*SET EXERCISE*:
Type out the data exactly as given. Skip any image.

#####

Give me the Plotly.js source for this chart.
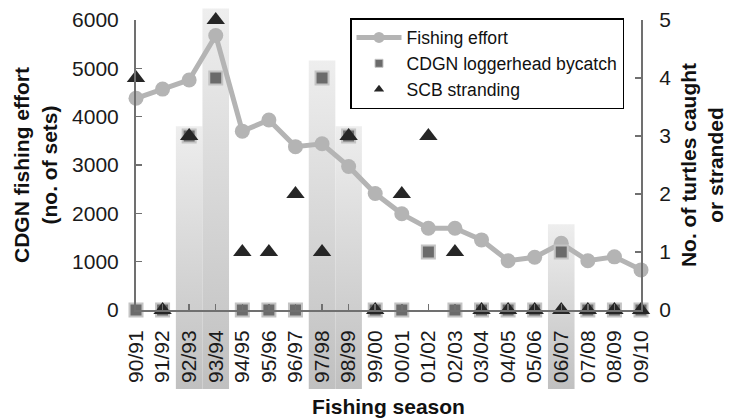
<!DOCTYPE html>
<html>
<head>
<meta charset="utf-8">
<script src="https://cdn.plot.ly/plotly-3.0.1.min.js"></script>
<style>html,body{margin:0;padding:0;background:#fff;}#chart{width:736px;height:418px;}</style>
</head>
<body>
<div id="chart"></div>
<script>
// ---- data ----
const seasons = ['90/91','91/92','92/93','93/94','94/95','95/96','96/97','97/98','98/99','99/00',
                 '00/01','01/02','02/03','03/04','04/05','05/06','06/07','07/08','08/09','09/10'];
const fishingEffort = [4380, 4570, 4760, 5680, 3700, 3930, 3380, 3440, 2970, 2410,
                       1990, 1690, 1690, 1450, 1020, 1090, 1380, 1020, 1100, 830];
const bycatch = [0, 0, 3, 4, 0, 0, 0, 4, 3, 0, 0, 1, 0, 0, 0, 0, 1, 0, 0, 0];
const stranding = [4, 0, 3, 5, 1, 1, 2, 1, 3, 0, 2, 3, 1, 0, 0, 0, 0, 0, 0, 0];
// highlighted seasons (shaded columns), top given in right-axis units
const highlightSeasons = ['92/93', '93/94', '97/98', '98/99', '06/07'];
const highlightTop = [3.17, 5.2, 4.3, 3.17, 1.48];

// ---- layout geometry (pixels) ----
const W = 736, H = 418;
const plotL = 136, plotR = 641, plotT = 20, plotB = 310;
const shadeBottomPx = 389, shadeTopPx = 5;
const rightMax = 5, leftMax = 6000;
const pxPerUnit = (plotB - plotT) / rightMax;
const shadeMin = (plotB - shadeBottomPx) / pxPerUnit;
const shadeMax = (plotB - shadeTopPx) / pxPerUnit;

const xDom = [plotL / W, plotR / W];
const yDom = [(H - plotB) / H, (H - plotT) / H];
const shadeDom = [(H - shadeBottomPx) / H, (H - shadeTopPx) / H];

const font = 'Liberation Sans, Arial, sans-serif';
const axisCol = '#707070';
const lineCol = '#b4b4b4';
const sqCol = '#6b6b6b';
const triCol = '#262626';

const traces = [];
// shaded columns on a background subplot
highlightSeasons.forEach(function (s, k) {
  const i = seasons.indexOf(s);
  traces.push({
    type: 'scatter', mode: 'none', xaxis: 'x', yaxis: 'y',
    x: [i - 0.5, i + 0.5, i + 0.5, i - 0.5, i - 0.5],
    y: [shadeMin, shadeMin, highlightTop[k], highlightTop[k], shadeMin],
    fill: 'toself', fillcolor: '#d8d8d8',
    fillgradient: {type: 'vertical', start: shadeMin, stop: highlightTop[k],
                   colorscale: [[0, '#c0c0c0'], [1, '#eeeeee']]},
    showlegend: false, hoverinfo: 'skip'
  });
});
// fishing effort
traces.push({
  type: 'scatter', mode: 'lines+markers', xaxis: 'x2', yaxis: 'y2',
  x: seasons, y: fishingEffort, name: 'Fishing effort',
  line: {color: lineCol, width: 5},
  marker: {color: lineCol, size: 15, symbol: 'circle'},
  cliponaxis: false, showlegend: false
});
traces.push({
  type: 'scatter', mode: 'markers', xaxis: 'x2', yaxis: 'y3',
  x: seasons, y: bycatch, name: 'CDGN loggerhead bycatch',
  marker: {color: sqCol, size: 13, symbol: 'square', line: {color: '#c4c4c4', width: 2}},
  cliponaxis: false, showlegend: false
});
traces.push({
  type: 'scatter', mode: 'markers', xaxis: 'x2', yaxis: 'y3',
  x: seasons, y: stranding, name: 'SCB stranding',
  marker: {color: triCol, size: 16, symbol: 'triangle-up'},
  cliponaxis: false, showlegend: false
});
// legend entries
traces.push({type: 'scatter', mode: 'lines+markers', xaxis: 'x2', yaxis: 'y3', x: [null], y: [null],
  name: 'Fishing effort', line: {color: lineCol, width: 5}, marker: {color: lineCol, size: 11}});
traces.push({type: 'scatter', mode: 'markers', xaxis: 'x2', yaxis: 'y3', x: [null], y: [null],
  name: 'CDGN loggerhead bycatch', marker: {color: sqCol, size: 8, symbol: 'square', line: {color: '#c4c4c4', width: 1}}});
traces.push({type: 'scatter', mode: 'markers', xaxis: 'x2', yaxis: 'y3', x: [null], y: [null],
  name: 'SCB stranding', marker: {color: triCol, size: 9, symbol: 'triangle-up'}});

const tickFont = {family: font, size: 21, color: '#1a1a1a'};
const titleFont = {family: font, size: 21, color: '#111', weight: 'bold'};

const layout = {
  width: W, height: H,
  margin: {l: 0, r: 0, t: 0, b: 0},
  paper_bgcolor: '#ffffff', plot_bgcolor: 'rgba(0,0,0,0)',
  showlegend: true,
  legend: {
    x: 350 / W, y: (H - 18) / H, xanchor: 'left', yanchor: 'top',
    bgcolor: '#ffffff', bordercolor: '#000000', borderwidth: 1.5,
    font: {family: font, size: 17.6, color: '#111'},
    itemwidth: 45, traceorder: 'normal'
  },
  xaxis: {domain: xDom, range: [0, seasons.length - 1], visible: false, fixedrange: true, anchor: 'y'},
  yaxis: {domain: shadeDom, range: [shadeMin, shadeMax], visible: false, fixedrange: true, anchor: 'x'},
  xaxis2: {
    domain: xDom, anchor: 'y2', type: 'category', range: [0, seasons.length - 1],
    showline: true, linecolor: axisCol, linewidth: 2, showgrid: false, zeroline: false,
    ticks: 'inside', ticklen: 6, tickcolor: axisCol, tickwidth: 1.5,
    tickangle: -90, tickfont: tickFont, dtick: 1, ticklabelstandoff: 10,
    title: {text: 'Fishing season', font: titleFont, standoff: 22}
  },
  yaxis2: {
    domain: yDom, anchor: 'x2', range: [0, leftMax], dtick: 1000,
    showline: true, linecolor: axisCol, linewidth: 2, showgrid: false, zeroline: false,
    ticks: 'inside', ticklen: 6, tickcolor: axisCol, tickwidth: 1.5,
    tickfont: tickFont, ticklabelstandoff: 11,
    title: {text: 'CDGN fishing effort<br>(no. of sets)', font: titleFont, standoff: 9}
  },
  yaxis3: {
    overlaying: 'y2', side: 'right', anchor: 'x2', range: [0, rightMax], dtick: 1,
    showline: true, linecolor: axisCol, linewidth: 2, showgrid: false, zeroline: false,
    ticks: 'inside', ticklen: 6, tickcolor: axisCol, tickwidth: 1.5,
    tickfont: tickFont, ticklabelstandoff: 12,
    title: {text: 'No. of turtles caught<br>or stranded', font: titleFont, standoff: 11}
  }
};

Plotly.newPlot('chart', traces, layout, {staticPlot: true, displayModeBar: false});
</script>
</body>
</html>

#####

*REPLY*:
Give me the Plotly.js source for this chart.
<!DOCTYPE html>
<html>
<head>
<meta charset="utf-8">
<script src="https://cdn.plot.ly/plotly-3.0.1.min.js"></script>
<style>html,body{margin:0;padding:0;background:#fff;}#chart{width:736px;height:418px;}</style>
</head>
<body>
<div id="chart"></div>
<script>
// ---- data ----
const seasons = ['90/91','91/92','92/93','93/94','94/95','95/96','96/97','97/98','98/99','99/00',
                 '00/01','01/02','02/03','03/04','04/05','05/06','06/07','07/08','08/09','09/10'];
const fishingEffort = [4380, 4570, 4760, 5680, 3700, 3930, 3380, 3440, 2970, 2410,
                       1990, 1690, 1690, 1450, 1020, 1090, 1380, 1020, 1100, 830];
const bycatch = [0, 0, 3, 4, 0, 0, 0, 4, 3, 0, 0, 1, 0, 0, 0, 0, 1, 0, 0, 0];
const stranding = [4, 0, 3, 5, 1, 1, 2, 1, 3, 0, 2, 3, 1, 0, 0, 0, 0, 0, 0, 0];
// highlighted seasons (shaded columns), top given in right-axis units
const highlightSeasons = ['92/93', '93/94', '97/98', '98/99', '06/07'];
const highlightTop = [3.17, 5.2, 4.3, 3.17, 1.48];

// ---- layout geometry (pixels) ----
const W = 736, H = 418;
const plotL = 136, plotR = 641, plotT = 20, plotB = 310;
const shadeBottomPx = 389, shadeTopPx = 5;
const rightMax = 5, leftMax = 6000;
const pxPerUnit = (plotB - plotT) / rightMax;
const shadeMin = (plotB - shadeBottomPx) / pxPerUnit;
const shadeMax = (plotB - shadeTopPx) / pxPerUnit;

const xDom = [plotL / W, plotR / W];
const yDom = [(H - plotB) / H, (H - plotT) / H];
const shadeDom = [(H - shadeBottomPx) / H, (H - shadeTopPx) / H];

const font = 'Liberation Sans, Arial, sans-serif';
const axisCol = '#707070';
const lineCol = '#b4b4b4';
const sqCol = '#6b6b6b';
const triCol = '#262626';

const traces = [];
// shaded columns on a background subplot
highlightSeasons.forEach(function (s, k) {
  const i = seasons.indexOf(s);
  traces.push({
    type: 'scatter', mode: 'none', xaxis: 'x', yaxis: 'y',
    x: [i - 0.5, i + 0.5, i + 0.5, i - 0.5, i - 0.5],
    y: [shadeMin, shadeMin, highlightTop[k], highlightTop[k], shadeMin],
    fill: 'toself', fillcolor: '#d8d8d8',
    fillgradient: {type: 'vertical', start: shadeMin, stop: highlightTop[k],
                   colorscale: [[0, '#c0c0c0'], [1, '#eeeeee']]},
    showlegend: false, hoverinfo: 'skip'
  });
});
// fishing effort
traces.push({
  type: 'scatter', mode: 'lines+markers', xaxis: 'x2', yaxis: 'y2',
  x: seasons, y: fishingEffort, name: 'Fishing effort',
  line: {color: lineCol, width: 5},
  marker: {color: lineCol, size: 15, symbol: 'circle'},
  cliponaxis: false, showlegend: false
});
traces.push({
  type: 'scatter', mode: 'markers', xaxis: 'x2', yaxis: 'y3',
  x: seasons, y: bycatch, name: 'CDGN loggerhead bycatch',
  marker: {color: sqCol, size: 13, symbol: 'square', line: {color: '#c4c4c4', width: 2}},
  cliponaxis: false, showlegend: false
});
traces.push({
  type: 'scatter', mode: 'markers', xaxis: 'x2', yaxis: 'y3',
  x: seasons, y: stranding, name: 'SCB stranding',
  marker: {color: triCol, size: 16, symbol: 'triangle-up'},
  cliponaxis: false, showlegend: false
});
// legend entries
traces.push({type: 'scatter', mode: 'lines+markers', xaxis: 'x2', yaxis: 'y3', x: [null], y: [null],
  name: 'Fishing effort', line: {color: lineCol, width: 5}, marker: {color: lineCol, size: 11}});
traces.push({type: 'scatter', mode: 'markers', xaxis: 'x2', yaxis: 'y3', x: [null], y: [null],
  name: 'CDGN loggerhead bycatch', marker: {color: sqCol, size: 8, symbol: 'square', line: {color: '#c4c4c4', width: 1}}});
traces.push({type: 'scatter', mode: 'markers', xaxis: 'x2', yaxis: 'y3', x: [null], y: [null],
  name: 'SCB stranding', marker: {color: triCol, size: 9, symbol: 'triangle-up'}});

const tickFont = {family: font, size: 21, color: '#1a1a1a'};
const titleFont = {family: font, size: 21, color: '#111', weight: 'bold'};

const layout = {
  width: W, height: H,
  margin: {l: 0, r: 0, t: 0, b: 0},
  paper_bgcolor: '#ffffff', plot_bgcolor: 'rgba(0,0,0,0)',
  showlegend: true,
  legend: {
    x: 350 / W, y: (H - 18) / H, xanchor: 'left', yanchor: 'top',
    bgcolor: '#ffffff', bordercolor: '#000000', borderwidth: 1.5,
    font: {family: font, size: 17.6, color: '#111'},
    itemwidth: 45, traceorder: 'normal'
  },
  xaxis: {domain: xDom, range: [0, seasons.length - 1], visible: false, fixedrange: true, anchor: 'y'},
  yaxis: {domain: shadeDom, range: [shadeMin, shadeMax], visible: false, fixedrange: true, anchor: 'x'},
  xaxis2: {
    domain: xDom, anchor: 'y2', type: 'category', range: [0, seasons.length - 1],
    showline: true, linecolor: axisCol, linewidth: 2, showgrid: false, zeroline: false,
    ticks: 'inside', ticklen: 6, tickcolor: axisCol, tickwidth: 1.5,
    tickangle: -90, tickfont: tickFont, dtick: 1, ticklabelstandoff: 10,
    title: {text: 'Fishing season', font: titleFont, standoff: 22}
  },
  yaxis2: {
    domain: yDom, anchor: 'x2', range: [0, leftMax], dtick: 1000,
    showline: true, linecolor: axisCol, linewidth: 2, showgrid: false, zeroline: false,
    ticks: 'inside', ticklen: 6, tickcolor: axisCol, tickwidth: 1.5,
    tickfont: tickFont, ticklabelstandoff: 11,
    title: {text: 'CDGN fishing effort<br>(no. of sets)', font: titleFont, standoff: 9}
  },
  yaxis3: {
    overlaying: 'y2', side: 'right', anchor: 'x2', range: [0, rightMax], dtick: 1,
    showline: true, linecolor: axisCol, linewidth: 2, showgrid: false, zeroline: false,
    ticks: 'inside', ticklen: 6, tickcolor: axisCol, tickwidth: 1.5,
    tickfont: tickFont, ticklabelstandoff: 12,
    title: {text: 'No. of turtles caught<br>or stranded', font: titleFont, standoff: 11}
  }
};

Plotly.newPlot('chart', traces, layout, {staticPlot: true, displayModeBar: false});
</script>
</body>
</html>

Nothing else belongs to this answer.